AMD recently published an official statement regarding its findings on Windows 11 performance loss when paired with Ryzen 7000 series CPUs. The company claimed in its statement that it did not encounter too much variance in performance when it compared the output across Windows 11 and Windows 10. AMD instead put the blame for differences on other factors that weren"t quite in its control.
The company was responding to reports from reviewers and users who had noted performance discrepancies on the latest gen Ryzen 7000 series CPUs. The big differentials were noted especially were fewer Zen 4 cores, via CCD disablement, were being deployed.
One of the testers, CapFrameX, who had put out the original performance reports retested Windows 11 22H2 to see if AMD"s claim was accurate. Two games - Cyberpunk 2077 (CB 2077) and Shadow of the Tomb Raider (SotTR) - were tested. This time, instead of a Ryzen 7000 chip, a Zen 3-based Ryzen 5900X was used. The data suggests there is certainly a lowered performance trend that goes away with a fresh reinstallation of the OS. In CB 2077, there is close to a 15.5% bump up in the average framerate. Meanwhile, in SotTR, the gap is even bigger with close to a 20% uplift.
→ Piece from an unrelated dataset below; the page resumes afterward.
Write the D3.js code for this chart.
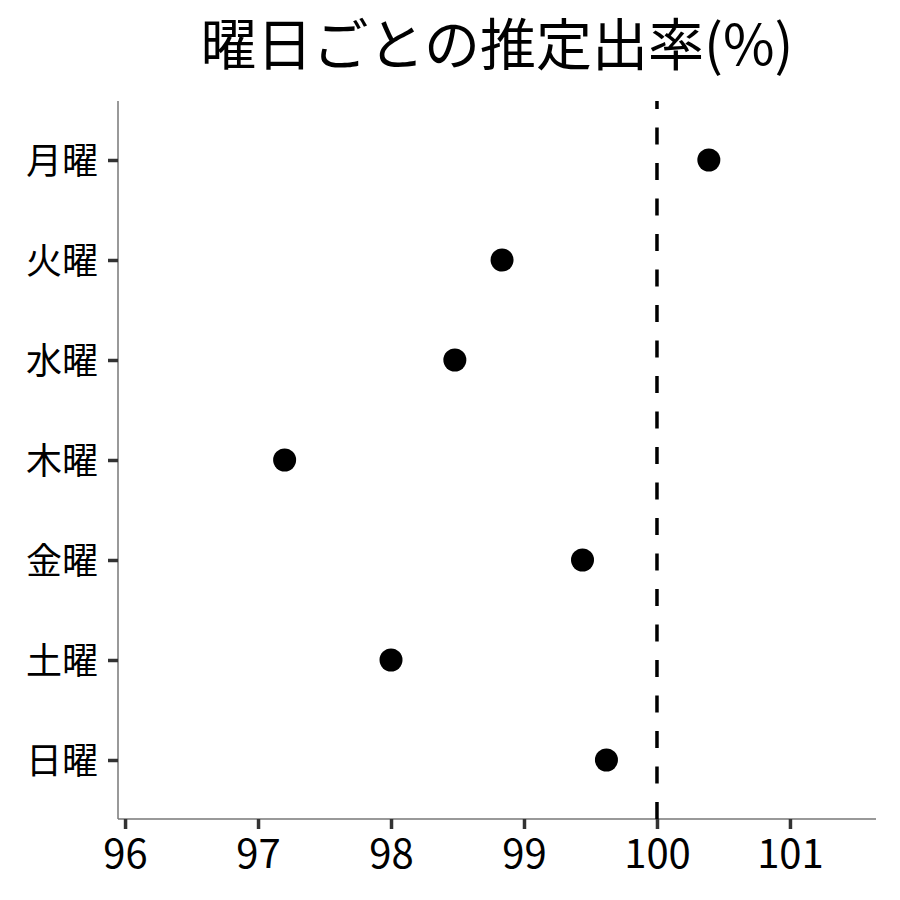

This suggests some hiccups are present, perhaps on Windows 11 22H2 itself, or else a clean installation should not cause such a large variation. To be fair to AMD though, the company"s knowledge base (KB) document only mentions Ryzen 7000 series CPUs which means it"s possible it is yet to test previous-gen parts.
Regardless, AMD isn"t the first company to be facing issues since the Windows 11 2022 feature update. Nvidia too has had quite a few performance and other bugs on it. For example, with its latest drivers, the company confirmed a Task Manager mis-reading issue, and this was after the bugs were supposed to have been fixed.